# START OF Information given

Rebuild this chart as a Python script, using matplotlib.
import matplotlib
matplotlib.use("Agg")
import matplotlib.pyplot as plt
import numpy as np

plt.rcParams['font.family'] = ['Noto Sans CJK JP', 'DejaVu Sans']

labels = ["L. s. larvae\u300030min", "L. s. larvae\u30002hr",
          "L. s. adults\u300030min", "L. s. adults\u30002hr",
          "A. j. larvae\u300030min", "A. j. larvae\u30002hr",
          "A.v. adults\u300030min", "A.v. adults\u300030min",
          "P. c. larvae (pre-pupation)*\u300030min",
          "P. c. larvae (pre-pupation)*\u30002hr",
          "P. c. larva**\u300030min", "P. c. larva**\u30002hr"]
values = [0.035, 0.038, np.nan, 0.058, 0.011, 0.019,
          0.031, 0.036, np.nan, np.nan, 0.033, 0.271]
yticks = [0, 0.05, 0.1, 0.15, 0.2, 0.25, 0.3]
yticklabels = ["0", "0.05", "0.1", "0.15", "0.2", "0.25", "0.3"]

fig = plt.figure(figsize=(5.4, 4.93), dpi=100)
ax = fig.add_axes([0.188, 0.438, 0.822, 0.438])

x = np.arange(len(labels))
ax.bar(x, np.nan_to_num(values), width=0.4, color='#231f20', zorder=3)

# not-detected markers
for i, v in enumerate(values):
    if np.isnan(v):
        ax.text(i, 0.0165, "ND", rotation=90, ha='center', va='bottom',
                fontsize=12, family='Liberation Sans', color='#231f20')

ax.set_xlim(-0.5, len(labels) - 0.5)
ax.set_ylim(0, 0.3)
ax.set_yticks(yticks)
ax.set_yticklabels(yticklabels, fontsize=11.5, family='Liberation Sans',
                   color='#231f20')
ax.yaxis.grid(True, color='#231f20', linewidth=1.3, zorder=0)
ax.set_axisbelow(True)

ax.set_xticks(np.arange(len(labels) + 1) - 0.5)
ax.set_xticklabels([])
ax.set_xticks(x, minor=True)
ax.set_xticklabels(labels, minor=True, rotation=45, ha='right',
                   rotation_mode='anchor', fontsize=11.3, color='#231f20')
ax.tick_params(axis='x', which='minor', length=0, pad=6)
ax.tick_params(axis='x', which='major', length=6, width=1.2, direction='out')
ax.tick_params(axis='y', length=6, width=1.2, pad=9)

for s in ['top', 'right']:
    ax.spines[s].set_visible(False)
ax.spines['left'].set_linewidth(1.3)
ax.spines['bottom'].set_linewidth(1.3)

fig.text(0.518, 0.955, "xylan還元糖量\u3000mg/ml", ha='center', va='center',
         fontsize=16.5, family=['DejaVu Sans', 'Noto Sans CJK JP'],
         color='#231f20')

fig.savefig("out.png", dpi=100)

# END OF Information given
# START OF Information given

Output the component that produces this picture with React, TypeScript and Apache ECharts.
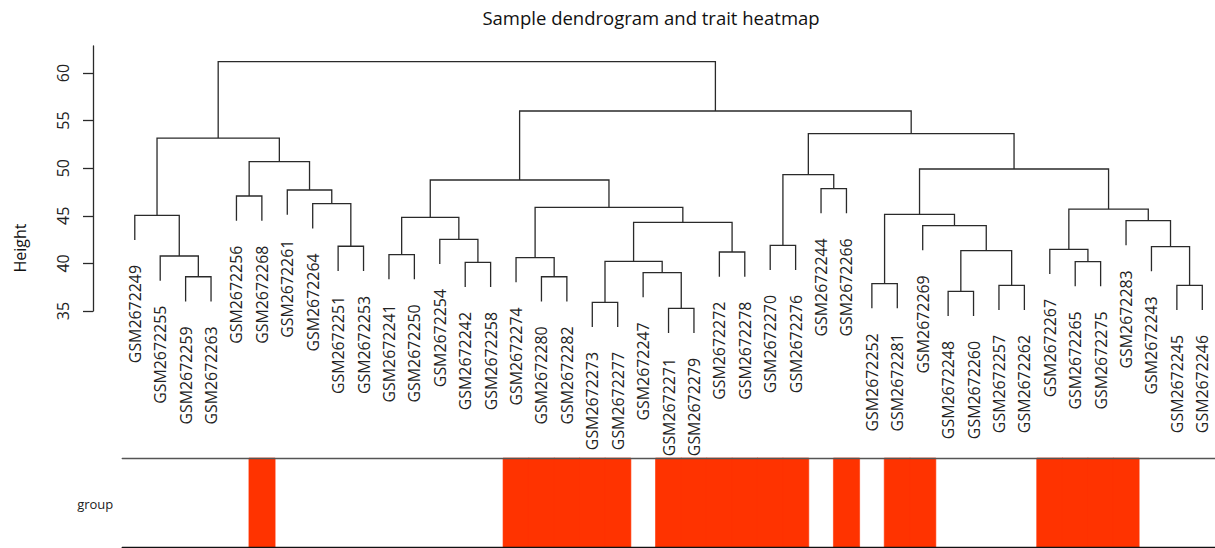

# END OF Information given
# START OF Information given

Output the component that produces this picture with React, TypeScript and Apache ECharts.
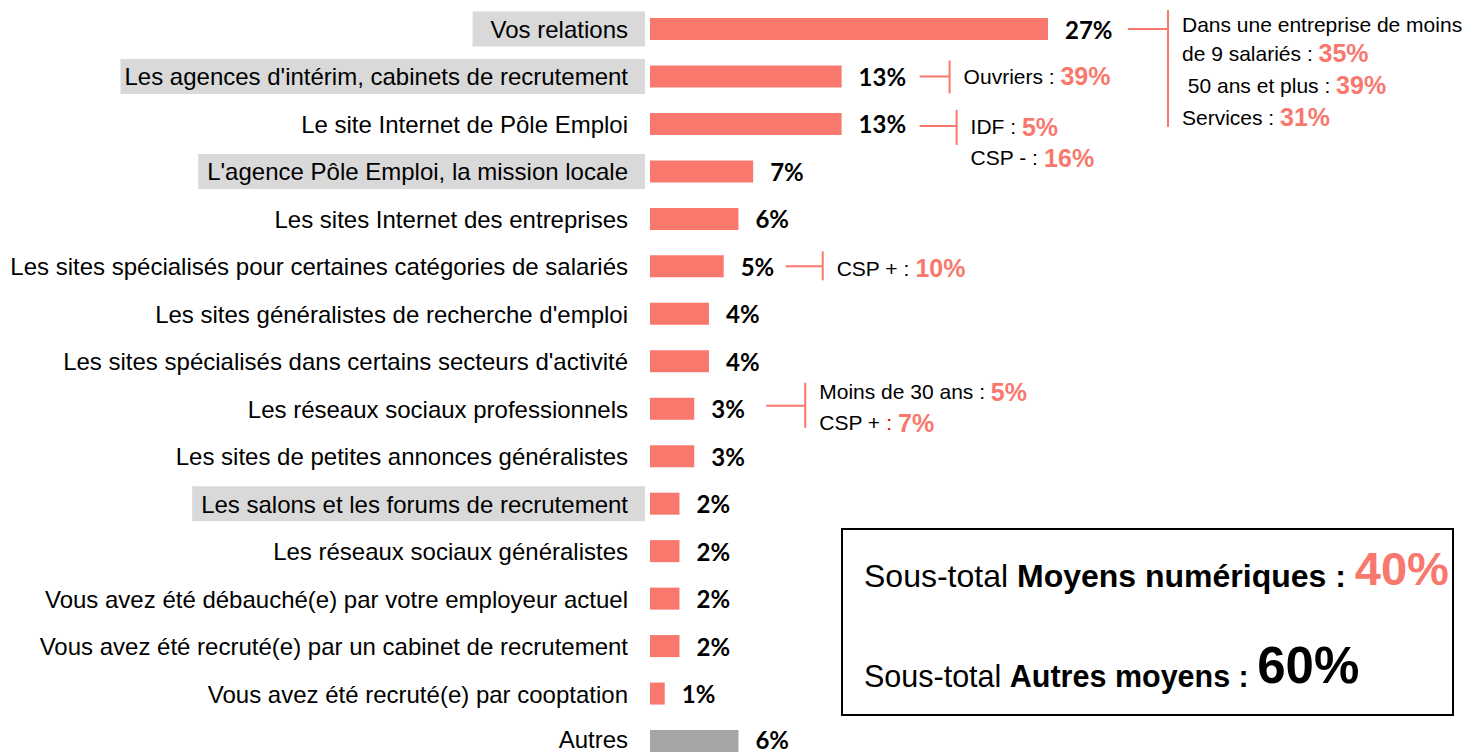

# END OF Information given

_Given instruction:_
Look through the entries above and quote exactly the lines from the line with "Rebuild this chart" to the line with "plt.rcParams['font.family'] = ['Noto", counting both of those lines.

_Solution for this problem:_
Rebuild this chart as a Python script, using matplotlib.
import matplotlib
matplotlib.use("Agg")
import matplotlib.pyplot as plt
import numpy as np

plt.rcParams['font.family'] = ['Noto Sans CJK JP', 'DejaVu Sans']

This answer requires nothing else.